Settled on Duval’s on Main St. I thought someone was kidding when they whispered that Stephen King was having lunch inside … There were all of a dozen people in the place, and still with my night-blindness I couldn’t see squat in the dark room. We opted to sit outside in the sun. I had the French toast and candied bacon – well, half of it.

“Are you gonna eat that?” A homeless woman, who everyone seemed to know by name, asked.

“I was going to take the rest with me. Would you like it?”

“Yeah sure.”

I scooped the French toast in the to-go box.

“Bacon?”

“Nah!” She waived it away. “Just the French toast.”

“How about syrup?”

By now the waitress looked embarrassed for me; but I was really only attached to the bacon anyway (Yes, I know I went to the temple; but I am a carnivorous soul – a trait I have not yet rid myself of).

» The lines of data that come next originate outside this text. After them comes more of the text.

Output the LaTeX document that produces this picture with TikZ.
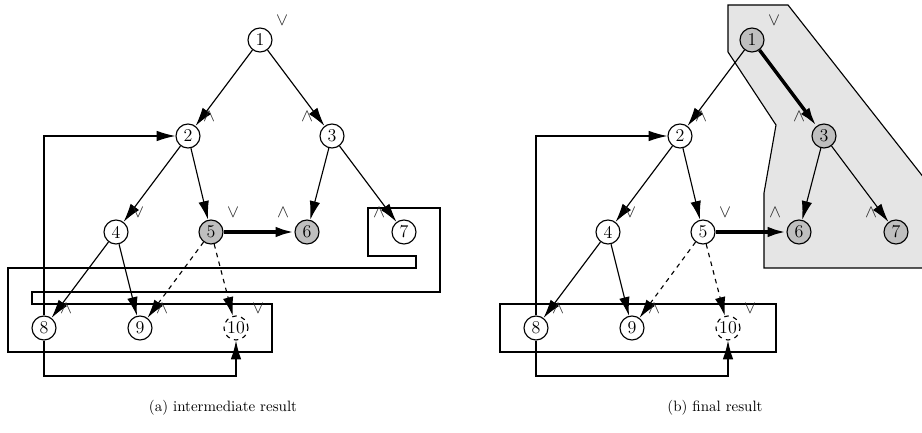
\documentclass[tikz,border=0pt]{standalone}
\usetikzlibrary{arrows.meta}

\tikzset{
    vtx/.style={draw, circle, fill=white, minimum size=16pt, inner sep=0pt, font=\large},
    hit/.style={vtx, fill=black!25},
    open/.style={vtx, dashed},
    sgn/.style={text=black!85, inner sep=0pt, font=\large},
    heavy/.style={line width=2.3pt},
}

\begin{document}
\begin{tikzpicture}[>={Latex[length=12.5pt,width=7pt]}, x=0.6667pt, y=-0.6667pt, line width=0.75pt]
    \useasboundingbox (0,0) rectangle (922,433);

    % ---------------- (a) intermediate result ----------------
    % the long folded frame round the bottom row
    \draw (8,268) -- (416,268) -- (416,256) -- (368,256) -- (368,208)
        -- (440,208) -- (440,292) -- (32,292) -- (32,304) -- (272,304)
        -- (272,352) -- (8,352) -- cycle;

    % the vertices of (a)
    \foreach \i/\x/\y/\s in {1/260/40/vtx, 2/188/136/vtx, 3/332/136/vtx,
        4/116/232/vtx, 5/211/232/hit, 6/307/232/hit, 7/404/232/vtx,
        8/44/328/vtx, 9/140/328/vtx, 10/236/328/open}
    \node[\s] (a\i) at (\x,\y) {\i};

    % the tree edges of (a)
    \foreach \u/\v in {1/2, 1/3, 2/4, 2/5, 3/6, 3/7, 4/8, 4/9}
    \draw[->] (a\u) -- (a\v);
    \draw[->, heavy] (a5) -- (a6);
    \draw[->, dashed] (a5) -- (a9);
    \draw[->, dashed] (a5) -- (a10);

    % the two back edges from 8
    \coordinate (alow) at (236,376);
    \draw[->] (a8) |- (a2);
    \draw[->] (a8) |- (alow) -- (a10);

    % ---------------- (b) final result ----------------
    \begin{scope}[shift={(492,0)}]
    % the grey region
    \draw[fill=black!10] (236,5) -- (296,5) -- (458,211) -- (458,268)
        -- (272,268) -- (272,193) -- (284,125) -- (236,52) -- cycle;
    % the frame round the bottom row
    \draw (8,304) rectangle (284,352);

    % the vertices of (b)
    \foreach \i/\x/\y/\s in {1/260/40/hit, 2/188/136/vtx, 3/332/136/hit,
        4/116/232/vtx, 5/211/232/vtx, 6/307/232/hit, 7/404/232/hit,
        8/44/328/vtx, 9/140/328/vtx, 10/236/328/open}
    \node[\s] (b\i) at (\x,\y) {\i};

    % the tree edges of (b)
    \foreach \u/\v in {1/2, 2/4, 2/5, 3/6, 3/7, 4/8, 4/9}
    \draw[->] (b\u) -- (b\v);
    \draw[->, heavy] (b1) -- (b3);
    \draw[->, heavy] (b5) -- (b6);
    \draw[->, dashed] (b5) -- (b9);
    \draw[->, dashed] (b5) -- (b10);

    % the two back edges from 8
    \coordinate (blow) at (236,376);
    \draw[->] (b8) |- (b2);
    \draw[->] (b8) |- (blow) -- (b10);
    \end{scope}

    % the wedge and vee marks beside every vertex
    \foreach \p/\sh in {a/0, b/492}
    \foreach \i/\m/\dx in {1/\vee/22, 2/\wedge/21, 3/\wedge/-25, 4/\vee/22,
        5/\vee/22, 6/\wedge/-24, 7/\wedge/-25, 8/\wedge/22, 9/\wedge/22,
        10/\vee/22}
    \node[sgn] (m\p\i) at ([shift={(\dx,-19)}]\p\i) {$\m$};

    % the captions
    \node (capa) at (223,408) {(a) intermediate result};
    \node (capb) at (715,408) {(b) final result};
\end{tikzpicture}
\end{document}
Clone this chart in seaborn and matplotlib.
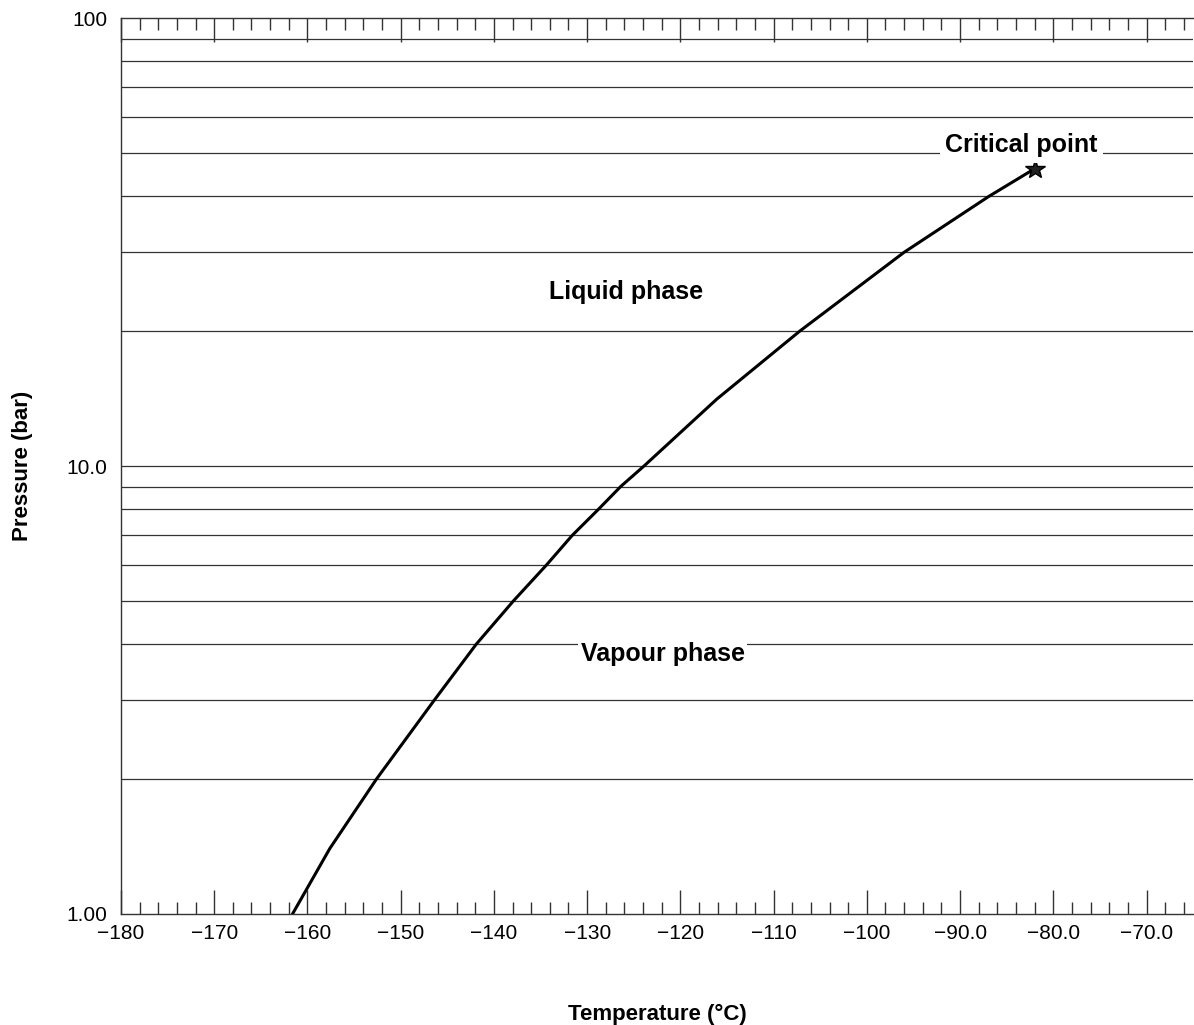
import matplotlib
matplotlib.use("Agg")
import matplotlib.pyplot as plt
import numpy as np
import pandas as pd
import seaborn as sns
from matplotlib.ticker import FixedLocator, NullFormatter

# ---------------------------------------------------------------------------
# Data — vapour pressure curve (gridline crossings)
# ---------------------------------------------------------------------------
temperature_c = [-161.6, -157.6, -152.6, -146.4, -141.9, -137.9, -134.4, -131.6,
                 -128.8, -126.4, -123.9, -116.1, -107.2, -96.0, -86.9, -82.0]
pressure_bar = [1.00, 1.40, 2.00, 3.00, 4.00, 5.00, 6.00, 7.00,
                8.00, 9.00, 10.0, 14.1, 20.0, 30.0, 40.0, 46.1]

critical_t = -82.0
critical_p = 46.1

x_major = [-180, -170, -160, -150, -140, -130, -120, -110, -100, -90, -80, -70]
x_labels = ["\u2212180", "\u2212170", "\u2212160", "\u2212150", "\u2212140", "\u2212130",
            "\u2212120", "\u2212110", "\u2212100", "\u221290.0", "\u221280.0", "\u221270.0"]
y_major = [1, 10, 100]
y_labels = ["1.00", "10.0", "100"]

phase_labels = ["Liquid phase", "Vapour phase"]
phase_t = [-125.8, -121.9]
phase_p = [24.4, 3.80]

curve = pd.DataFrame({"T": temperature_c, "P": pressure_bar})

sns.set_style("white")
plt.rcParams["font.family"] = ["Liberation Sans", "DejaVu Sans"]
plt.rcParams["text.color"] = "black"
plt.rcParams["axes.labelcolor"] = "black"
plt.rcParams["xtick.labelcolor"] = "black"
plt.rcParams["ytick.labelcolor"] = "black"

fig = plt.figure(figsize=(11.94, 10.25), dpi=100)
ax = fig.add_axes([0.1013, 0.1083, 0.898, 0.8741])

ax.set_yscale("log")
ax.set_xlim(-180, -65)
ax.set_ylim(1, 100)

# horizontal grid at every log minor step
grid_vals = [m * 10 ** d for d in (0, 1) for m in range(2, 10)] + [10]
for g in grid_vals:
    ax.axhline(g, color="#333333", lw=0.9, zorder=1)

sns.lineplot(data=curve, x="T", y="P", ax=ax, color="black", lw=2.2,
             sort=False, estimator=None, zorder=3)
ax.plot([critical_t], [critical_p], marker="*", color="black", ms=15,
        mfc="#222222", zorder=4)

for lab, t, p in zip(phase_labels, phase_t, phase_p):
    ax.text(t, p, lab, ha="center", va="center", fontsize=18, fontweight="bold",
            bbox=dict(facecolor="white", edgecolor="none", pad=2), zorder=5)
ax.text(-83.4, 52.0, "Critical point", ha="center", va="center", fontsize=18,
        fontweight="bold", bbox=dict(facecolor="white", edgecolor="none", pad=4),
        zorder=5)

# ticks
ax.xaxis.set_major_locator(FixedLocator(x_major))
ax.set_xticklabels(x_labels)
ax.xaxis.set_minor_locator(FixedLocator(np.arange(-180, -64, 2)))
ax.tick_params(axis="x", which="major", direction="in", length=17, width=1,
               color="#333333", top=True, bottom=True, labelsize=15, pad=7)
ax.tick_params(axis="x", which="minor", direction="in", length=8.5, width=1,
               color="#333333", top=True, bottom=True)

ax.yaxis.set_major_locator(FixedLocator(y_major))
ax.set_yticklabels(y_labels)
ax.yaxis.set_minor_formatter(NullFormatter())
ax.tick_params(axis="y", which="both", length=0, labelsize=15, pad=10)

for side in ("left", "top", "bottom"):
    ax.spines[side].set_color("#333333")
    ax.spines[side].set_linewidth(1)
ax.spines["right"].set_visible(False)

ax.set_xlabel("Temperature (\u00b0C)", fontsize=16, fontweight="bold", labelpad=44)
ax.set_ylabel("Pressure (bar)", fontsize=16, fontweight="bold", labelpad=24)

fig.savefig("out.png", dpi=100)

 “Yeah, you can throw the syrup on top!”  I did so, and she went happily on her way.

Circling back to lunch … Since I am about as observant as a Florida Bonneted Bat in daylight, I asked Amara to let me know when Mr. King left the building, just so I could at least observe the author of whom I admire.

“Okay,” she whispered. “I’ll use the code word ‘watermelon’.”

Lisa missed this exchange, and halfway through lunch, Amara interrupted with a mouthful of food, “There’s this great watermelon farm in Peru!”

Lisa looked perplexed. I looked up, and sure enough, there was Stephen King, walking quietly down the street with several older women I assumed to be his mother and other relatives. Much taller than they, he hung his head and hunched his shoulders slightly to carry on his conversation with them.

From now on, whenever I spot anyone famous, my code phrase will forever be, “There’s this great watermelon farm in Peru!”

Until then, I will remind myself that, while I can be NEAR Stephen King, I shall never BE Stephen King … The Buddhist temple taught me that.